Scientists at the University of Otago in New Zealand say they have discovered how viruses that specifically kill bacteria can outwit bacteria by hiding from their defenses. These findings are important for the development of new antimicrobials based on viruses and provide a significant advance in biological knowledge, according to the researchers.
Lead researcher Peter Fineran, PhD, professor, explained that the rise in multi-drug resistant bacteria is leading to the development of alternative therapeutics, including viruses (bacteriophages) that specifically kill bacteria. However, bacteria can become resistant to phages.

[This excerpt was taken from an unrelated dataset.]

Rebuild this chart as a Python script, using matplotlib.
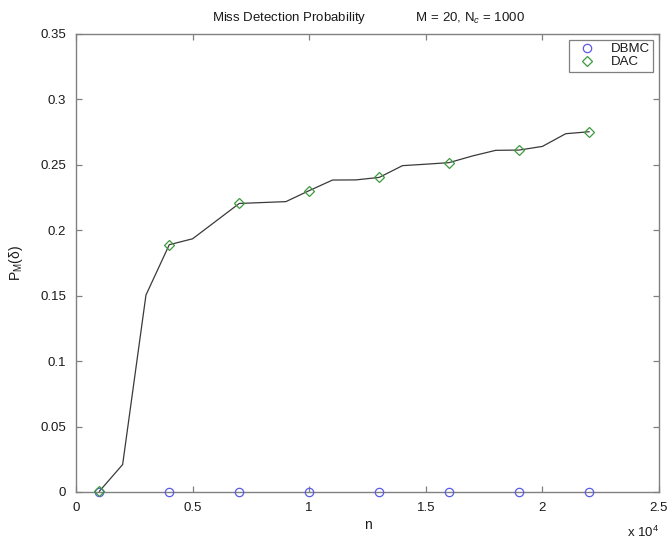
import matplotlib
matplotlib.use('Agg')
import matplotlib.pyplot as plt
from matplotlib.ticker import FuncFormatter

plt.rcParams['font.family'] = ['Liberation Sans', 'DejaVu Sans']
plt.rcParams['mathtext.fontset'] = 'custom'
plt.rcParams['mathtext.rm'] = 'Liberation Sans'
plt.rcParams['mathtext.it'] = 'Liberation Sans:italic'

# Number of samples n and the DAC miss-detection curve at every 1000 samples
n_values = [1000, 2000, 3000, 4000, 5000, 6000, 7000, 8000, 9000, 10000, 11000,
            12000, 13000, 14000, 15000, 16000, 17000, 18000, 19000, 20000, 21000, 22000]
dac_values = [0.0005, 0.021, 0.1505, 0.189, 0.1935, 0.207, 0.2205, 0.2212, 0.2219,
              0.2303, 0.2384, 0.2385, 0.2404, 0.2494, 0.2505, 0.2517, 0.2568,
              0.2611, 0.2613, 0.2641, 0.2738, 0.2753]

# Marker positions (every third n)
marker_n = [1000, 4000, 7000, 10000, 13000, 16000, 19000, 22000]
dbmc_values = [0, 0, 0, 0, 0, 0, 0, 0]
dac_marker_values = [dac_values[n_values.index(n)] for n in marker_n]

x_ticks = [0, 5000, 10000, 15000, 20000, 25000]
y_ticks = [0, 0.05, 0.1, 0.15, 0.2, 0.25, 0.3, 0.35]

W, H = 669, 540
fig = plt.figure(figsize=(W / 100, H / 100), dpi=100)
ax = fig.add_axes([76 / W, 1 - 492 / H, (659 - 76) / W, (492 - 34) / H])

ax.plot(n_values, dac_values, color='#3a3a3a', lw=0.9, zorder=2)
ax.plot(marker_n, dbmc_values, ls='none', marker='o', ms=6, mfc='none',
        mec='#5a5ae6', mew=0.9, label='DBMC', zorder=3, clip_on=False)
ax.plot(marker_n, dac_marker_values, ls='none', marker='D', ms=5.5, mfc='none',
        mec='#3d9a3d', mew=0.9, label='DAC', zorder=3, clip_on=False)

ax.set_xlim(0, 25000)
ax.set_ylim(0, 0.35)
ax.set_xticks(x_ticks)
ax.set_yticks(y_ticks)
ax.xaxis.set_major_formatter(FuncFormatter(lambda v, p: f'{v / 1e4:g}'))
ax.yaxis.set_major_formatter(FuncFormatter(lambda v, p: f'{v:g}'))

for s in ax.spines.values():
    s.set_color('#808080')
    s.set_linewidth(1.0)
ax.tick_params(direction='in', length=4, width=0.9, color='#808080',
               top=True, right=True, labelsize=9.5, labelcolor='#1a1a1a', pad=7)

ax.set_xlabel('n', fontsize=10, color='#1a1a1a', labelpad=3)
ax.set_ylabel(r'P$_{\mathregular{M}}$($\mathregular{\delta}$)', fontsize=10,
              color='#1a1a1a', labelpad=11)

ax.text(1.0, -0.088, r'x 10$^{4}$', transform=ax.transAxes, ha='right', va='center',
        fontsize=9.5, color='#1a1a1a')

fig.text(0.551, 1 - 18 / H, 'Miss Detection Probability              M = 20, N$_{c}$ = 1000',
         ha='center', va='center', fontsize=9.5, color='#1a1a1a')

leg = ax.legend(loc='upper right', fontsize=9.5, frameon=True, fancybox=False,
                borderpad=0.25, handletextpad=0.7, handlelength=2.2,
                labelspacing=0.05, borderaxespad=0.45)
leg.get_frame().set_edgecolor('#606060')
leg.get_frame().set_linewidth(0.9)
for t in leg.get_texts():
    t.set_color('#1a1a1a')

fig.savefig('out.png', dpi=100)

Phages are the most abundant biological entities on the planet and are important for global ecosystems, but they can also be used to kill bacterial pathogens, continued Fineran. To defend themselves from the phage invasion, bacteria have developed CRISPR-Cas defense systems, but the phages have come up with ways to avoid these bacterial defenses.

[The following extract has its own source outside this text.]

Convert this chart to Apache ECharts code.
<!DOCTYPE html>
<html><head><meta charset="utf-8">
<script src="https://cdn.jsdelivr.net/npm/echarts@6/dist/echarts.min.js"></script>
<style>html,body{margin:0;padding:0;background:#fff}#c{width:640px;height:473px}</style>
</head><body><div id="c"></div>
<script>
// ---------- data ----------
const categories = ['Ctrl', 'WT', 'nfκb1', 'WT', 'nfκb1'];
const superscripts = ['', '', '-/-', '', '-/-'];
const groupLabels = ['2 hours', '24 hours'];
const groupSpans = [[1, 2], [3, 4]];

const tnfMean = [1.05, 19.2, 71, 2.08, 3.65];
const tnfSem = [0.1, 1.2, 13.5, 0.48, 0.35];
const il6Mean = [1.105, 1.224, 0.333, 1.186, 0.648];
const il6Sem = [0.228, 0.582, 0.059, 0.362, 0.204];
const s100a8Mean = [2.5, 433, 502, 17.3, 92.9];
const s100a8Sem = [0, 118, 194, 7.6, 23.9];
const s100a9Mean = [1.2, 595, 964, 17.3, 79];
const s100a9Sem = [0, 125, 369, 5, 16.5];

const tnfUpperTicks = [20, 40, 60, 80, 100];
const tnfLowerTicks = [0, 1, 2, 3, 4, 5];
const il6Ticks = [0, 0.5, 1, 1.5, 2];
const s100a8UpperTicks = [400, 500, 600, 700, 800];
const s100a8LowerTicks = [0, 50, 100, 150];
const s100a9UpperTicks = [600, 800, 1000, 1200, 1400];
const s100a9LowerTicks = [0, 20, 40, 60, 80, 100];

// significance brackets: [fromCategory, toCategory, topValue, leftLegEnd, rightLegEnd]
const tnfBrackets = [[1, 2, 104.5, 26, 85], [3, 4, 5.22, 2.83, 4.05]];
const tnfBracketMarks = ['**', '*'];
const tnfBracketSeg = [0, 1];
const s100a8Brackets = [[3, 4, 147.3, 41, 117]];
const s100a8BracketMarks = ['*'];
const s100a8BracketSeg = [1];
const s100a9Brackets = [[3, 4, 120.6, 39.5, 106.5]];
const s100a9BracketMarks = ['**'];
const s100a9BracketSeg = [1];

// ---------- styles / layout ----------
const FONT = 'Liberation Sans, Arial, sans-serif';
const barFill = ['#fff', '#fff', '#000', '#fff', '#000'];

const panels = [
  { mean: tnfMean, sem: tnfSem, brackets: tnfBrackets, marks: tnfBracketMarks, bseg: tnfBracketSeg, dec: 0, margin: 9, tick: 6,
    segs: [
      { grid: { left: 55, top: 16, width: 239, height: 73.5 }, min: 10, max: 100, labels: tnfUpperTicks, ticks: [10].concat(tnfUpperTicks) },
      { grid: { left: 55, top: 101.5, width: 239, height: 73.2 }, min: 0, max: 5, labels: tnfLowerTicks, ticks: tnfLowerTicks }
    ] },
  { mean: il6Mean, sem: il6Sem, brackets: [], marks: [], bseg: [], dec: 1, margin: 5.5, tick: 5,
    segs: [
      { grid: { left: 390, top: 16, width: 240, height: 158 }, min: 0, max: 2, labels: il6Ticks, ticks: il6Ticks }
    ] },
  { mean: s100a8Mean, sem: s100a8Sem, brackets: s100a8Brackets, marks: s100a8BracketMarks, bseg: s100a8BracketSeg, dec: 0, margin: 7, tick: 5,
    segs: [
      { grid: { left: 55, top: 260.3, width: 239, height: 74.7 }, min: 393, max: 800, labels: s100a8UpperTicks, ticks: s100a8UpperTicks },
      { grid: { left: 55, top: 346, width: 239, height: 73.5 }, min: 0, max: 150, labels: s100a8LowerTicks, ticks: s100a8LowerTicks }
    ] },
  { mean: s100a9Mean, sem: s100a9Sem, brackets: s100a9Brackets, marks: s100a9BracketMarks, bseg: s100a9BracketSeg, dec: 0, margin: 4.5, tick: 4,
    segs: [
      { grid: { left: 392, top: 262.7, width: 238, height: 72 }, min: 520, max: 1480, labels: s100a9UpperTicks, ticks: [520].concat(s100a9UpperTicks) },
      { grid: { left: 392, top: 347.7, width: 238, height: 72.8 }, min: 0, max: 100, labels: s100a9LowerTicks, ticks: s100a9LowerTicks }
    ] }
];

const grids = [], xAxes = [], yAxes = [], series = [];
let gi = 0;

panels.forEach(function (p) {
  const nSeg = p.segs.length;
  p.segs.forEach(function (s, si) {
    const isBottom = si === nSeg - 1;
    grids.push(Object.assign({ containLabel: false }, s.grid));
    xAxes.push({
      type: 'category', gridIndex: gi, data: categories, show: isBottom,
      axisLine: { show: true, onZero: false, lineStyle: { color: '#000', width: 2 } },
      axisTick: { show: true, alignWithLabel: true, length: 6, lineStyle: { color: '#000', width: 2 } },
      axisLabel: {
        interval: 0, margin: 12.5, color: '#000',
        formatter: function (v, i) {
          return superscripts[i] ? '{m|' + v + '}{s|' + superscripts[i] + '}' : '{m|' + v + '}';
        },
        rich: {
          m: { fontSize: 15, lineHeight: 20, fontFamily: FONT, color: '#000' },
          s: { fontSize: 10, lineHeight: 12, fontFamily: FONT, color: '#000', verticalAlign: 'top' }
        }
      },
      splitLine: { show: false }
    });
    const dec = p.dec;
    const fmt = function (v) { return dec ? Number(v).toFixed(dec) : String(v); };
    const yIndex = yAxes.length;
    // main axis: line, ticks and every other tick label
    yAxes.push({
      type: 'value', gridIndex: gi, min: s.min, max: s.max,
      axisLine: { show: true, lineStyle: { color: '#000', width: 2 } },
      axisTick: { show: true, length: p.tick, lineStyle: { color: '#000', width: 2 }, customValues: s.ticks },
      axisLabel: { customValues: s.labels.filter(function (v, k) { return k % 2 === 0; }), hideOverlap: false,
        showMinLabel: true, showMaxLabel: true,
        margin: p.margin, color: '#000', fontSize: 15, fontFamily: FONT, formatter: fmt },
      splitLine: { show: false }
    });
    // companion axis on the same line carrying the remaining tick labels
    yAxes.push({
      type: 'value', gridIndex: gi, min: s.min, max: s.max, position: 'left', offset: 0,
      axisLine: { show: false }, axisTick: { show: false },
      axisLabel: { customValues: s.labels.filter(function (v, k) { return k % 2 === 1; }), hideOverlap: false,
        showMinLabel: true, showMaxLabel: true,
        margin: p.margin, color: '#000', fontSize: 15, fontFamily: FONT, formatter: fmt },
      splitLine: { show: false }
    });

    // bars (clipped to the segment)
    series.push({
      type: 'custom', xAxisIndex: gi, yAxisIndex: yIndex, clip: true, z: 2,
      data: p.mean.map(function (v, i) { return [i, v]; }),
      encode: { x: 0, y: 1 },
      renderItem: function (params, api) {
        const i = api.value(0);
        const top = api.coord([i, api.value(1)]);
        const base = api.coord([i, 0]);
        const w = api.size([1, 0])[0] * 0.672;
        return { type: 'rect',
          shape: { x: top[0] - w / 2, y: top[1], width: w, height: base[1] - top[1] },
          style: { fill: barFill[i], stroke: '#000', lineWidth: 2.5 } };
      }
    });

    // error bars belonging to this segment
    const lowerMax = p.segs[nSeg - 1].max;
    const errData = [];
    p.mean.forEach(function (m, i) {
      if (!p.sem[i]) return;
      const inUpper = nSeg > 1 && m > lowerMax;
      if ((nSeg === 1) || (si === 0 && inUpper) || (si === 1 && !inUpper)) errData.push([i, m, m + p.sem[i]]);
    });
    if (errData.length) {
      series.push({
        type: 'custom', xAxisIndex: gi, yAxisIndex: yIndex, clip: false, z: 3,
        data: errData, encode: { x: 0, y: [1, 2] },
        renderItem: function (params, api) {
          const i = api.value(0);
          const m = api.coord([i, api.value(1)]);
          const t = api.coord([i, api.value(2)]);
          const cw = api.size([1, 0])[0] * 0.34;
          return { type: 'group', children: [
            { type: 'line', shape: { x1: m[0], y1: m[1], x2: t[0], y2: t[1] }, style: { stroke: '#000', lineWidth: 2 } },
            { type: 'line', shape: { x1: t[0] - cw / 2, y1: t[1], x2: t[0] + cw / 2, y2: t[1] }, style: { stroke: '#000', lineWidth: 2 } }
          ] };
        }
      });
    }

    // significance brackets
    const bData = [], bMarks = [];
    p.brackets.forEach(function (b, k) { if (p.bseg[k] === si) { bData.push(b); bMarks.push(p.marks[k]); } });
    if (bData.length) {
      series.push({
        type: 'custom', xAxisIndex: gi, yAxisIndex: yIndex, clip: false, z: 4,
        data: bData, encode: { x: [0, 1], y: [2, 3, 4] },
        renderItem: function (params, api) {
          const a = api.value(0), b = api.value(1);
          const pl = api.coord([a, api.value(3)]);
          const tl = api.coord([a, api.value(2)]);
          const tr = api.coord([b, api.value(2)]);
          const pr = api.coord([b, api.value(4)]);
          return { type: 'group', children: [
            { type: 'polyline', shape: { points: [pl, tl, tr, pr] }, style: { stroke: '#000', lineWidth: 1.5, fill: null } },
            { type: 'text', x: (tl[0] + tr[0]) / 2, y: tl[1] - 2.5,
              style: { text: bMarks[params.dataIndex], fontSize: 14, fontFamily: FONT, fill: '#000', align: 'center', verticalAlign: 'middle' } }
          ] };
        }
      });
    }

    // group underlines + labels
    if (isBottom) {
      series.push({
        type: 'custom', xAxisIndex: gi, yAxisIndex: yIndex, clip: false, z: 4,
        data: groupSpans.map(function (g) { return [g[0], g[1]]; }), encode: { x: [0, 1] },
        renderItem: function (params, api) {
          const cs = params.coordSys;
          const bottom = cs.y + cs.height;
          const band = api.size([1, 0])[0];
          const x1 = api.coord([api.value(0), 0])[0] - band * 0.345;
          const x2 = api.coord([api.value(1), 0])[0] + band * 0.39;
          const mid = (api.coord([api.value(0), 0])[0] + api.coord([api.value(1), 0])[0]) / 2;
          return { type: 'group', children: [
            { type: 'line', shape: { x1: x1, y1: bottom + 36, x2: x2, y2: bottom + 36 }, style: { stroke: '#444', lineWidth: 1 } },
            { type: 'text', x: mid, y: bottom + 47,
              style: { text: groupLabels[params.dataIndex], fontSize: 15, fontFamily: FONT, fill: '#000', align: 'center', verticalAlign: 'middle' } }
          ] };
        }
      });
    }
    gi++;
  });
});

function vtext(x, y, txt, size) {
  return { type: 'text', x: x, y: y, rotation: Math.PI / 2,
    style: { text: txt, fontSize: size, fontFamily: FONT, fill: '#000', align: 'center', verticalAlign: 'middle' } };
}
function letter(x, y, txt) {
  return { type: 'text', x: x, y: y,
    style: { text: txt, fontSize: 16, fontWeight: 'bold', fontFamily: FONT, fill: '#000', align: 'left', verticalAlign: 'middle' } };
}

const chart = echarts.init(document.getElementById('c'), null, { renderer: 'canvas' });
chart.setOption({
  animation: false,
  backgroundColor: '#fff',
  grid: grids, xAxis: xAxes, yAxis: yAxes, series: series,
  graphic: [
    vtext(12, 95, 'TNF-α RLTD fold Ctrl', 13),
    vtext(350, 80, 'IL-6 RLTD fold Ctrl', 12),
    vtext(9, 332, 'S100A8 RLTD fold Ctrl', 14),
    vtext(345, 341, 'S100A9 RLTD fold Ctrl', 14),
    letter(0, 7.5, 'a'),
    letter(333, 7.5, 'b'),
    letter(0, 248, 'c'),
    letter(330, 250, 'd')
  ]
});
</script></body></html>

In the study, (“A jumbo phage that forms a nucleus-like structure evades CRISPR–Cas DNA targeting but is vulnerable to type III RNA-based immunity”) published in Nature Microbiology, the University of Otago team discovered a widespread method used by phages to hide from bacterial defenses. They discovered a “jumbo” phage which, as the name suggests, is very big, with hundreds of genes. This phage is not recognized by CRISPR-Cas defenses that would normally cut up the genetic DNA instructions to make many new phages.

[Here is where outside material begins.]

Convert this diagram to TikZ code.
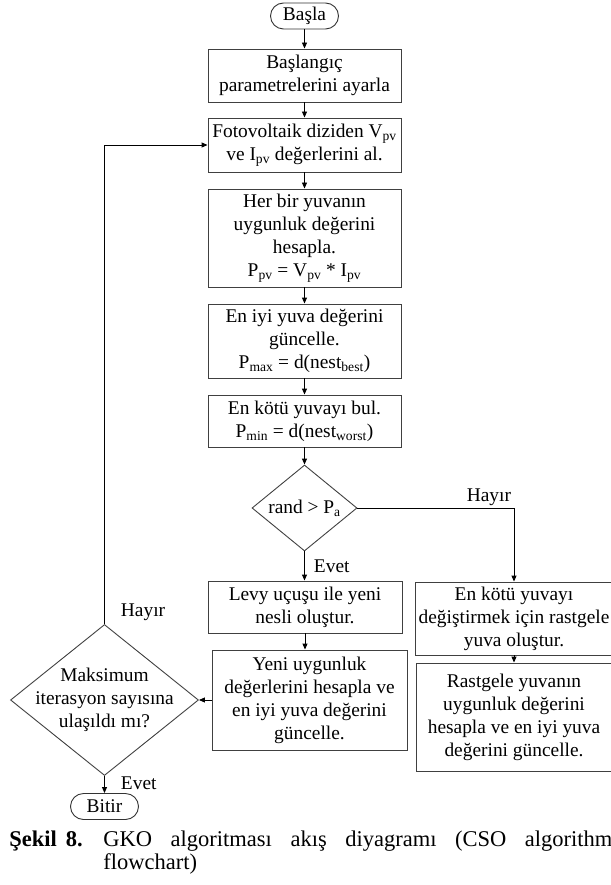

“CRISPR–Cas systems provide bacteria with adaptive immunity against bacteriophages. However, DNA modification, the production of anti-CRISPR proteins, and potentially other strategies enable phages to evade CRISPR–Cas. Here, we discovered a Serratia jumbo phage that evades type I CRISPR–Cas systems, but is sensitive to type III immunity. Jumbo phage infection resulted in a nucleus-like structure enclosed by a proteinaceous phage shell—a phenomenon only reported recently for distantly related Pseudomonas phages. All three native CRISPR–Cas complexes in Serratia—type I-E, I-F, and III-A—were spatially excluded from the phage nucleus and phage DNA was not targeted,” the investigators wrote.